Problem requirements
Drop every picture, then transcribe the remaining data exactly.

Data
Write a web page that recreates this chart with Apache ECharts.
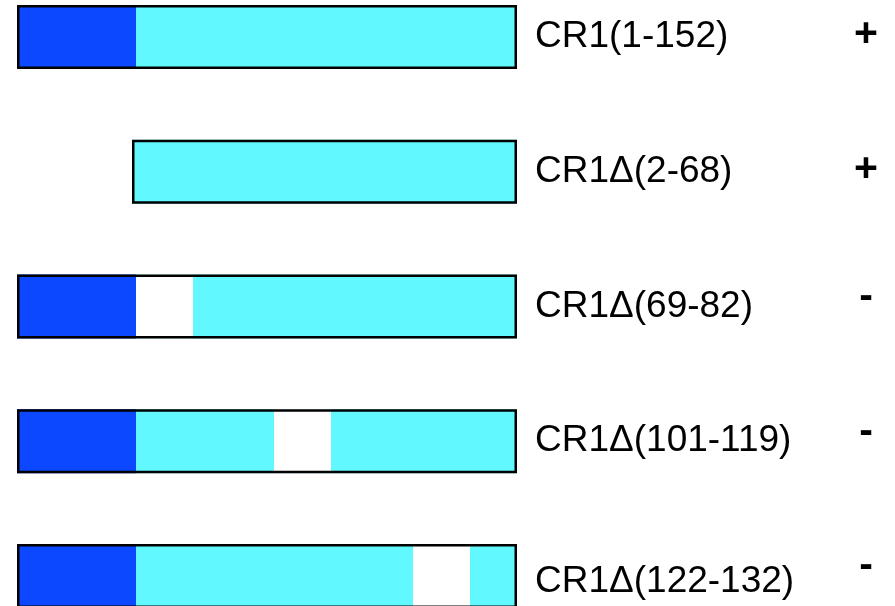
<!DOCTYPE html>
<html>
<head>
<meta charset="utf-8">
<script src="https://cdn.jsdelivr.net/npm/echarts@6/dist/echarts.min.js"></script>
<style>
  html, body { margin: 0; padding: 0; background: #fff; }
  #main { width: 895px; height: 606px; }
</style>
</head>
<body>
<div id="main"></div>
<script>
// construct names, top to bottom
var constructs = ["CR1(1-152)", "CR1\u0394(2-68)", "CR1\u0394(69-82)", "CR1\u0394(101-119)", "CR1\u0394(122-132)"];
// binding result for each construct
var results = ["+", "+", "-", "-", "-"];
// schematic segments (drawing units 0-500): [row, start, end, kind]
// kind 0 = N-terminal domain (dark), 1 = rest (cyan), 2 = deletion (white)
var segments = [
  [0, 0, 119, 0], [0, 119, 500, 1],
  [1, 115, 500, 1],
  [2, 0, 119, 0], [2, 119, 500, 1], [2, 119, 176, 2],
  [3, 0, 119, 0], [3, 119, 500, 1], [3, 257, 314, 2],
  [4, 0, 119, 0], [4, 119, 500, 1], [4, 396, 453, 2]
];
// outline of each construct: [row, start, end]
var outlines = [[0, 0, 500], [1, 115, 500], [2, 0, 500], [3, 0, 500], [4, 0, 500]];

var kindColors = ["#0b48ff", "#62f8ff", "#ffffff"];
var barH = 64;
var font = "Liberation Sans, Arial, sans-serif";

var chart = echarts.init(document.getElementById("main"));

function rectOf(api) {
  var y = api.value(0);
  var s = api.coord([api.value(1), y]);
  var e = api.coord([api.value(2), y]);
  return { x: s[0], y: s[1] - barH / 2, width: e[0] - s[0], height: barH };
}

var option = {
  animation: false,
  grid: { left: 17, width: 500, top: 37, height: 539 },
  xAxis: { type: "value", min: 0, max: 500, show: false },
  yAxis: [
    {
      type: "category",
      data: constructs,
      inverse: true,
      boundaryGap: false,
      position: "right",
      axisLine: { show: false },
      axisTick: { show: false },
      splitLine: { show: false },
      axisLabel: {
        margin: 18,
        color: "#000",
        formatter: function (v, i) {
          return i === 4 ? "{low|" + v + "}" : "{n|" + v + "}";
        },
        rich: {
          n: { fontSize: 37, fontFamily: font },
          low: { fontSize: 37, fontFamily: font, padding: [12, 0, 0, 0] }
        }
      }
    },
    {
      type: "category",
      data: results,
      inverse: true,
      boundaryGap: false,
      position: "right",
      axisLine: { show: false },
      axisTick: { show: false },
      splitLine: { show: false },
      axisLabel: {
        margin: 349,
        align: "center",
        color: "#000",
        formatter: function (v) {
          return v === "+" ? "{p|+}" : "{m|-}";
        },
        rich: {
          p: { fontSize: 41, fontWeight: "bold", fontFamily: font, padding: [0, 0, 4, 0] },
          m: { fontSize: 41, fontWeight: "bold", fontFamily: font, padding: [0, 0, 20, 0] }
        }
      }
    }
  ],
  series: [
    {
      type: "custom",
      data: segments,
      encode: { x: [1, 2], y: 0 },
      renderItem: function (params, api) {
        return {
          type: "rect",
          shape: rectOf(api),
          style: { fill: kindColors[api.value(3)] }
        };
      }
    },
    {
      type: "custom",
      data: outlines,
      encode: { x: [1, 2], y: 0 },
      renderItem: function (params, api) {
        var r = rectOf(api);
        return {
          type: "rect",
          shape: { x: r.x + 1.25, y: r.y + 1.25, width: r.width - 2.5, height: r.height - 2.5 },
          style: { fill: null, stroke: "#000", lineWidth: 2.5 }
        };
      }
    }
  ]
};

chart.setOption(option);
</script>
</body>
</html>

Worked answer
Write a web page that recreates this chart with Apache ECharts.
<!DOCTYPE html>
<html>
<head>
<meta charset="utf-8">
<script src="https://cdn.jsdelivr.net/npm/echarts@6/dist/echarts.min.js"></script>
<style>
  html, body { margin: 0; padding: 0; background: #fff; }
  #main { width: 895px; height: 606px; }
</style>
</head>
<body>
<div id="main"></div>
<script>
// construct names, top to bottom
var constructs = ["CR1(1-152)", "CR1\u0394(2-68)", "CR1\u0394(69-82)", "CR1\u0394(101-119)", "CR1\u0394(122-132)"];
// binding result for each construct
var results = ["+", "+", "-", "-", "-"];
// schematic segments (drawing units 0-500): [row, start, end, kind]
// kind 0 = N-terminal domain (dark), 1 = rest (cyan), 2 = deletion (white)
var segments = [
  [0, 0, 119, 0], [0, 119, 500, 1],
  [1, 115, 500, 1],
  [2, 0, 119, 0], [2, 119, 500, 1], [2, 119, 176, 2],
  [3, 0, 119, 0], [3, 119, 500, 1], [3, 257, 314, 2],
  [4, 0, 119, 0], [4, 119, 500, 1], [4, 396, 453, 2]
];
// outline of each construct: [row, start, end]
var outlines = [[0, 0, 500], [1, 115, 500], [2, 0, 500], [3, 0, 500], [4, 0, 500]];

var kindColors = ["#0b48ff", "#62f8ff", "#ffffff"];
var barH = 64;
var font = "Liberation Sans, Arial, sans-serif";

var chart = echarts.init(document.getElementById("main"));

function rectOf(api) {
  var y = api.value(0);
  var s = api.coord([api.value(1), y]);
  var e = api.coord([api.value(2), y]);
  return { x: s[0], y: s[1] - barH / 2, width: e[0] - s[0], height: barH };
}

var option = {
  animation: false,
  grid: { left: 17, width: 500, top: 37, height: 539 },
  xAxis: { type: "value", min: 0, max: 500, show: false },
  yAxis: [
    {
      type: "category",
      data: constructs,
      inverse: true,
      boundaryGap: false,
      position: "right",
      axisLine: { show: false },
      axisTick: { show: false },
      splitLine: { show: false },
      axisLabel: {
        margin: 18,
        color: "#000",
        formatter: function (v, i) {
          return i === 4 ? "{low|" + v + "}" : "{n|" + v + "}";
        },
        rich: {
          n: { fontSize: 37, fontFamily: font },
          low: { fontSize: 37, fontFamily: font, padding: [12, 0, 0, 0] }
        }
      }
    },
    {
      type: "category",
      data: results,
      inverse: true,
      boundaryGap: false,
      position: "right",
      axisLine: { show: false },
      axisTick: { show: false },
      splitLine: { show: false },
      axisLabel: {
        margin: 349,
        align: "center",
        color: "#000",
        formatter: function (v) {
          return v === "+" ? "{p|+}" : "{m|-}";
        },
        rich: {
          p: { fontSize: 41, fontWeight: "bold", fontFamily: font, padding: [0, 0, 4, 0] },
          m: { fontSize: 41, fontWeight: "bold", fontFamily: font, padding: [0, 0, 20, 0] }
        }
      }
    }
  ],
  series: [
    {
      type: "custom",
      data: segments,
      encode: { x: [1, 2], y: 0 },
      renderItem: function (params, api) {
        return {
          type: "rect",
          shape: rectOf(api),
          style: { fill: kindColors[api.value(3)] }
        };
      }
    },
    {
      type: "custom",
      data: outlines,
      encode: { x: [1, 2], y: 0 },
      renderItem: function (params, api) {
        var r = rectOf(api);
        return {
          type: "rect",
          shape: { x: r.x + 1.25, y: r.y + 1.25, width: r.width - 2.5, height: r.height - 2.5 },
          style: { fill: null, stroke: "#000", lineWidth: 2.5 }
        };
      }
    }
  ]
};

chart.setOption(option);
</script>
</body>
</html>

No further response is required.